To test whether a secret value $[x]$ is zero, where $x \in [0,2^{k−1}]$, SPDZ uses the a based on the method of Catrina and de Hoogh [1].
This method requires to working on a field with modulus $p>2^{k+s}$, where $s$ is a is a statistical security parameter.
Does another method exist that perform this comparison but eliminate the need for security bits (performance is not my #1 concern)?
Thanks.
[1]-https://www1.cs.fau.de/filepool/publications/octavian_securescm/smcint-scn10.pdf
Secure zero-testing without working in a large field can be done with a protocol by Lipmaa and Toft, and with similar efficiency to the Catrina and de Hoogh protocols.
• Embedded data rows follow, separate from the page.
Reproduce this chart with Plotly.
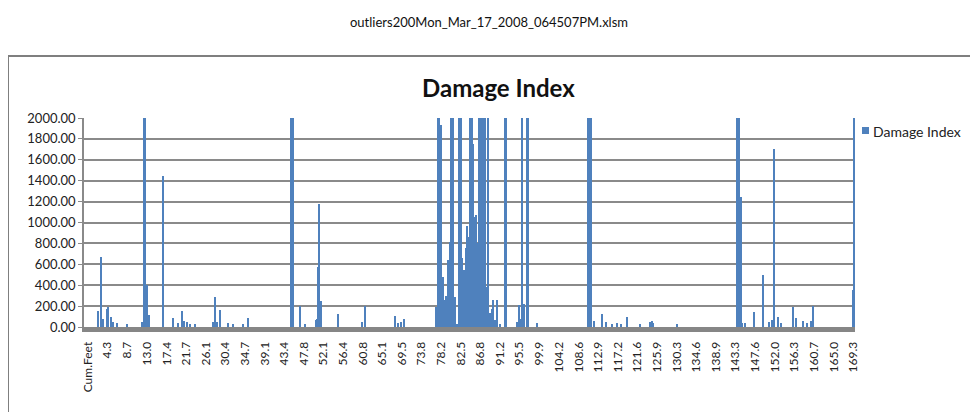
import plotly.graph_objects as go

# ---- data ----
tick_labels = ["Cum.Feet", "4.3", "8.7", "13.0", "17.4", "21.7", "26.1", "30.4", "34.7", "39.1",
               "43.4", "47.8", "52.1", "56.4", "60.8", "65.1", "69.5", "73.8", "78.2", "82.5",
               "86.8", "91.2", "95.5", "99.9", "104.2", "108.6", "112.9", "117.2", "121.6", "125.9",
               "130.3", "134.6", "138.9", "143.3", "147.6", "152.0", "156.3", "160.7", "165.0", "169.3"]

cum_feet = [
    2.15, 2.81, 3.39, 4.14, 4.49, 5.09, 5.47, 6.48, 8.56, 11.88,
    12.39, 12.72, 13.01, 13.50, 16.66, 18.74, 19.85, 20.73, 21.24, 21.84,
    22.57, 23.68, 27.73, 28.17, 28.61, 29.14, 31.05, 32.15, 34.37, 35.47,
    44.92, 45.36, 46.91, 48.02, 50.45, 50.74, 50.96, 51.18, 51.49, 55.26,
    60.57, 61.30, 67.94, 68.67, 69.20, 69.93,
    77.01, 77.45, 77.78, 78.05, 78.49, 78.78, 79.15, 79.44, 79.73, 80.04,
    80.33, 80.55, 80.84, 81.21, 81.59, 81.99, 82.32, 82.61, 82.87, 83.20,
    83.58, 83.93, 84.31, 84.60, 84.91, 85.20, 85.53, 85.86, 86.15, 86.52,
    86.86, 87.19, 87.52, 87.85, 88.29, 88.58, 88.96, 89.33, 89.69, 90.06,
    90.44, 91.17, 92.17, 92.50, 94.87, 95.38, 95.82, 96.11, 96.55, 97.08,
    97.43, 99.29,
    110.71, 111.09, 111.42, 111.97, 113.68, 114.63, 115.96, 117.06, 117.95, 119.34,
    122.15, 124.36, 124.81, 125.14, 130.27,
    143.51, 143.84, 144.17, 144.50, 144.83, 145.39, 147.44, 149.44, 150.76, 151.29,
    151.80, 152.75, 153.29, 156.08, 156.67, 158.29, 159.17, 159.92, 160.50, 169.22,
    169.57,
]

damage_index = [
    150, 673, 75, 170, 195, 100, 50, 40, 30, 50,
    2000, 2000, 400, 115, 1445, 90, 40, 155, 60, 50,
    30, 30, 50, 285, 50, 165, 40, 30, 30, 90,
    2000, 2000, 200, 30, 70, 80, 577, 1174, 250, 125,
    50, 200, 110, 40, 50, 80,
    195, 2000, 2000, 1930, 480, 260, 300, 230, 640, 817,
    2000, 260, 2000, 290, 30, 2000, 2000, 2000, 660, 545,
    755, 965, 865, 2000, 2000, 1750, 1055, 1070, 800, 2000,
    2000, 2000, 2000, 2000, 385, 2000, 130, 170, 260, 70,
    260, 30, 2000, 2000, 50, 210, 80, 2000, 220, 2000,
    2000, 40,
    2000, 2000, 2000, 60, 125, 50, 30, 40, 30, 100,
    30, 50, 60, 40, 30,
    2000, 2000, 2000, 1247, 40, 40, 140, 497, 50, 70,
    1700, 100, 40, 195, 90, 60, 40, 60, 200, 355,
    2000,
]

page_title = "outliers200Mon_Mar_17_2008_064507PM.xlsm"
chart_title = "Damage Index"
series_name = "Damage Index"

# ---- layout geometry (reference pixels; page body adds an 8px margin) ----
OFF = 8
W, H = 978 - OFF, 412 - OFF
PL, PR, PT, PB = 84, 855, 118, 327  # plot area in reference pixels


def px(x):
    return (x - PL) / (PR - PL)


def py(y):
    return (PB - y) / (PB - PT)


tick_vals = [0.0] + [float(t) for t in tick_labels[1:]]

FONT = "Lato, 'Open Sans', sans-serif"
BLUE = "#4F81BD"
GRID = "#8a8a8a"

fig = go.Figure()
fig.add_trace(go.Bar(
    x=cum_feet, y=damage_index, name=series_name,
    width=0.2, marker=dict(color=BLUE, line=dict(width=0)),
    showlegend=False,
))

fig.update_layout(
    width=W, height=H,
    margin=dict(l=PL - OFF, r=W - (PR - OFF), t=PT - OFF, b=H - (PB - OFF), pad=0),
    paper_bgcolor="white", plot_bgcolor="white",
    font=dict(family=FONT, size=13, color="#222"),
    bargap=0,
    showlegend=False,
)

fig.update_xaxes(
    range=[-0.89, 169.73],
    tickmode="array", tickvals=tick_vals, ticktext=tick_labels,
    tickangle=-90, tickfont=dict(size=12, family=FONT, color="#222"),
    showgrid=False, zeroline=False,
    showline=True, linecolor="#868686", linewidth=5,
    ticks="", ticklabelstandoff=5,
)
fig.update_yaxes(
    range=[0, 2000], dtick=200, tickformat=".2f",
    tickfont=dict(size=13, family=FONT, color="#222"),
    showgrid=True, gridcolor=GRID, gridwidth=1.5,
    zeroline=False,
    showline=True, linecolor=GRID, linewidth=1.5,
    ticks="outside", ticklen=4, tickcolor=GRID,
)

# chart border box
fig.add_shape(type="rect", xref="paper", yref="paper",
              x0=px(8), x1=px(1000), y0=py(430), y1=py(56),
              line=dict(color="#7f7f7f", width=2), fillcolor="rgba(0,0,0,0)", layer="below")

# page title
fig.add_annotation(text=page_title, xref="paper", yref="paper",
                   x=px(489), y=py(22), xanchor="center", yanchor="middle", showarrow=False,
                   font=dict(size=13, family=FONT, color="#111"))
# chart title
fig.add_annotation(text="<b>" + chart_title + "</b>", xref="paper", yref="paper",
                   x=px(498), y=py(87), xanchor="center", yanchor="middle", showarrow=False,
                   font=dict(size=24, family=FONT, color="#111"))

# legend
fig.add_shape(type="rect", xref="paper", yref="paper",
              x0=px(862), x1=px(869), y0=py(134), y1=py(127),
              line=dict(width=0), fillcolor=BLUE)
fig.add_annotation(text=series_name, xref="paper", yref="paper",
                   x=px(871), y=py(131), xanchor="left", yanchor="middle", showarrow=False,
                   font=dict(size=14, family=FONT, color="#222"))

fig.write_html("out.html")
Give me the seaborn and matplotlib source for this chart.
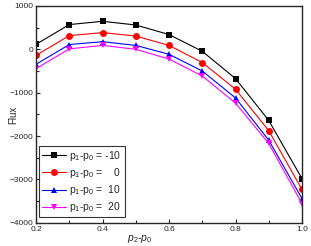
import numpy as np
import pandas as pd
import matplotlib
matplotlib.use("Agg")
import matplotlib.pyplot as plt
import seaborn as sns
from matplotlib.ticker import MultipleLocator, FormatStrFormatter

sns.set_style("ticks")
plt.rcParams['font.family'] = ['Liberation Sans', 'DejaVu Sans']
plt.rcParams['mathtext.fontset'] = 'custom'
plt.rcParams['mathtext.rm'] = 'Liberation Sans'
plt.rcParams['mathtext.it'] = 'Liberation Sans:italic'

x_vals = [0.2, 0.3, 0.4, 0.5, 0.6, 0.7, 0.8, 0.9, 1.0]
flux_m10 = [115, 570, 645, 560, 340, -46, -675, -1640, -2980]
flux_0 = [-140, 315, 385, 305, 90, -305, -920, -1875, -3230]
flux_10 = [-345, 110, 175, 90, -115, -500, -1120, -2095, -3440]
flux_20 = [-445, 10, 90, 0, -225, -615, -1240, -2170, -3555]
labels = [r"p$_1$-p$_0$ = -10", r"p$_1$-p$_0$ =    0", r"p$_1$-p$_0$ =  10", r"p$_1$-p$_0$ =  20"]
colors = ["#000000", "#ff0000", "#0000ff", "#ff00ff"]
markers = ["s", "o", "^", "v"]

series = [flux_m10, flux_0, flux_10, flux_20]
df = pd.concat([pd.DataFrame({"x": x_vals, "flux": s, "series": lab}) for s, lab in zip(series, labels)])

fig = plt.figure(figsize=(3.11, 2.46), dpi=100)
ax = fig.add_axes([0.116, 0.094, 0.855, 0.882])
sns.lineplot(data=df, x="x", y="flux", hue="series", style="series",
             palette=dict(zip(labels, colors)), markers=dict(zip(labels, markers)),
             dashes=False, markersize=5, linewidth=0.8, markeredgewidth=0, ax=ax)

ax.set_xlim(0.2, 1.0)
ax.set_ylim(-4000, 1000)
ax.xaxis.set_major_locator(MultipleLocator(0.2))
ax.xaxis.set_minor_locator(MultipleLocator(0.1))
ax.xaxis.set_major_formatter(FormatStrFormatter('%.1f'))
ax.yaxis.set_major_locator(MultipleLocator(1000))
ax.yaxis.set_minor_locator(MultipleLocator(500))
ax.tick_params(which='both', direction='in', labelsize=6, width=0.8, pad=2)
ax.tick_params(which='major', length=3)
ax.tick_params(which='minor', length=2)
for sp in ax.spines.values():
    sp.set_linewidth(1.0)
    sp.set_visible(True)

ax.set_ylabel("Flux", fontsize=7)
ax.yaxis.set_label_coords(-0.066, 0.5)
ax.set_xlabel(r"$p_2$-$p_0$", fontsize=7.5)
ax.xaxis.set_label_coords(0.39, -0.045)

leg = ax.legend(loc='lower left', bbox_to_anchor=(0.012, 0.025), fontsize=7.5,
                frameon=True, fancybox=False, edgecolor='black',
                handlelength=2.3, handletextpad=0.3, borderpad=0.3, labelspacing=0.3,
                borderaxespad=0.0)
leg.get_frame().set_linewidth(0.8)

fig.savefig("out.png", dpi=100)
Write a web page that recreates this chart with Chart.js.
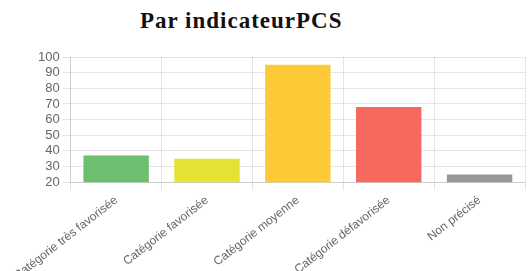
<!DOCTYPE html>
<html><head><meta charset="utf-8">
<script src="https://cdn.jsdelivr.net/npm/chart.js@4.4.0/dist/chart.umd.min.js"></script>
<style>
html,body{margin:0;padding:0;width:531px;height:271px;overflow:hidden;background:#fff;}
#title{position:absolute;left:140px;top:8px;font-family:"Liberation Serif",serif;font-weight:bold;font-size:23px;letter-spacing:1px;color:#111;white-space:nowrap;line-height:26px;}
#wrap{position:absolute;left:0;top:40px;width:531px;height:246px;}
</style></head><body>
<div id="title">Par indicateurPCS</div>
<div id="wrap"><canvas id="c"></canvas></div>
<script>
const categories = ["Catégorie très favorisée","Catégorie favorisée","Catégorie moyenne","Catégorie défavorisée","Non précisé"];
const values = [37, 35, 95, 68, 25];
const colors = ["#6dbe6e","#e2e333","#fdc937","#f7685f","#999999"];
const yMin = 20, yMax = 100, yStep = 10;

new Chart(document.getElementById('c'), {
  type: 'bar',
  data: { labels: categories, datasets: [{ data: values, backgroundColor: colors, borderWidth: 0 }] },
  options: {
    responsive: true, maintainAspectRatio: false, animation: false,
    layout: { padding: { left: 35, right: 6, top: 17, bottom: 0 } },
    plugins: { legend: { display: false }, title: { display: false }, tooltip: { enabled: false } },
    scales: {
      x: {
        grid: { color: 'rgba(0,0,0,0.1)' },
        ticks: { autoSkip: false, color: '#666', font: { family: 'Liberation Sans', size: 12 }, minRotation: 38, maxRotation: 38 }
      },
      y: {
        min: yMin, max: yMax,
        grid: { color: 'rgba(0,0,0,0.1)' },
        ticks: { autoSkip: false, stepSize: yStep, color: '#666', font: { family: 'Liberation Sans', size: 13 } }
      }
    }
  }
});
</script>
</body></html>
The basic idea is to open $m = x+r \bmod p$, where $r$ is a uniformly random field element and the parties have shares of the bits of $r$.
The parties will test whether $m$ equals $r$ by computing shares of the Hamming distance $[H] = \sum_i (m_i + [r_i] - 2m_i[r_i])$ (which is $\sum m_i \oplus r_i$). Note that $x=0$ iff $H=0$.
They test whether $H = 0$ with a polynomial interpolation trick - this can be done with around $\log p$ multiplications since $H \le \log p$, and most of these can be preprocessed in advance (see Section 3.1 of the paper for the details).